🚨Toll Brothers has sold its multifamily platform to Kennedy Wilson for $347 M, transferring 18 stabilized properties and 29 development sites totaling ~$5 B AUM. Toll redeploys capital to homebuilding, while Kennedy Wilson expands to ~80,000 units owned or managed. The acquisition comes as apartment fundamentals improve: Q2 vacancy fell to 4.1% and rent growth turned positive. For CRE, the move shows capital rotation — developers reducing balance-sheet risk while long-term investors deploy into rentals ahead of expected rate relief.

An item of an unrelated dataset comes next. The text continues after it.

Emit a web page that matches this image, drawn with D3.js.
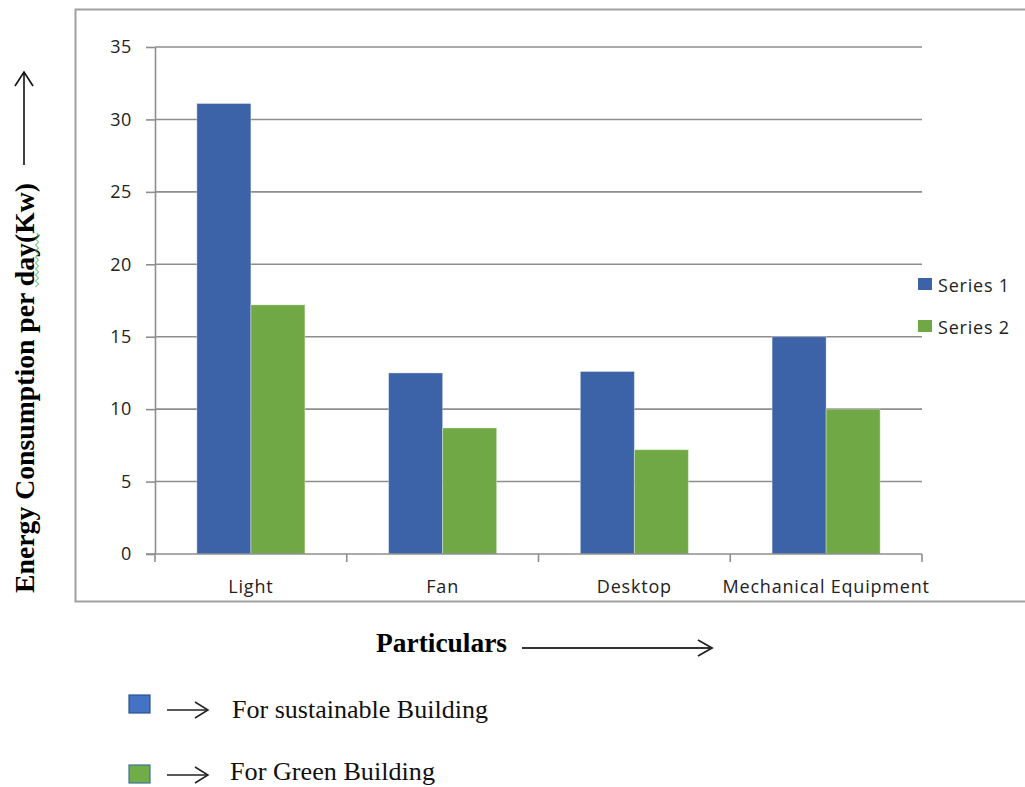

Sale price: $347 M for ~$5 B AUM multifamily platform (Sept 2025)
Vacancy rate: 4.1%, Q2 2025 (down from 4.8% in Q1).
Effective rent growth: +1.2% YoY, Q2 2025 (first >1% in two years)
10-Year Treasury yield: ~4.1%, Sept 2025

Loan Performance. Stabilized properties underwritten near 5–6% cap rates should service debt at 6–7% all-in coupons. Lease-up assets carry higher DSCR risk, requiring careful phasing and rate caps.
Demand Dynamics. With 188k units absorbed in Q2 2025, renter demand remains strong despite rate pressure. Concessions may persist through 2025 but taper as supply moderates.
Asset Strategies. Toll shifts to asset-light, while Kennedy Wilson scales via JV equity. For owners, this suggests evaluating non-core holdings for sale or JV.
Capital Markets. Transaction values imply cap rates near peak, with scope for compression if Fed cuts persist. Private equity’s co-investment shows liquidity still flows to multifamily.

Rates high, but Fed cut signals easing path.
Multifamily rent growth is rebounding, unlike office.
Developers eye exits; operators scale pipelines.
Private capital fills gaps left by retreating builders.
🛠 Operator’s Lens
Refi. Stabilized assets should lock refis if spreads compress; keep interest rate caps in place.
Value-Add. Build contingencies into lease-up projects (12–18 months) with realistic absorption.
Development. Secure construction loans now; rate swaps essential.
Lender POV. Banks will benchmark DSCR to Kennedy Wilson’s execution — successful integration may loosen credit for similar deals.

Watch October Fed meeting for further cuts — potential boost to NOI multiples.
Toll’s $3 B in remaining assets could test investor depth.
Expect more divestitures from homebuilders as liquidity outweighs rental exposure.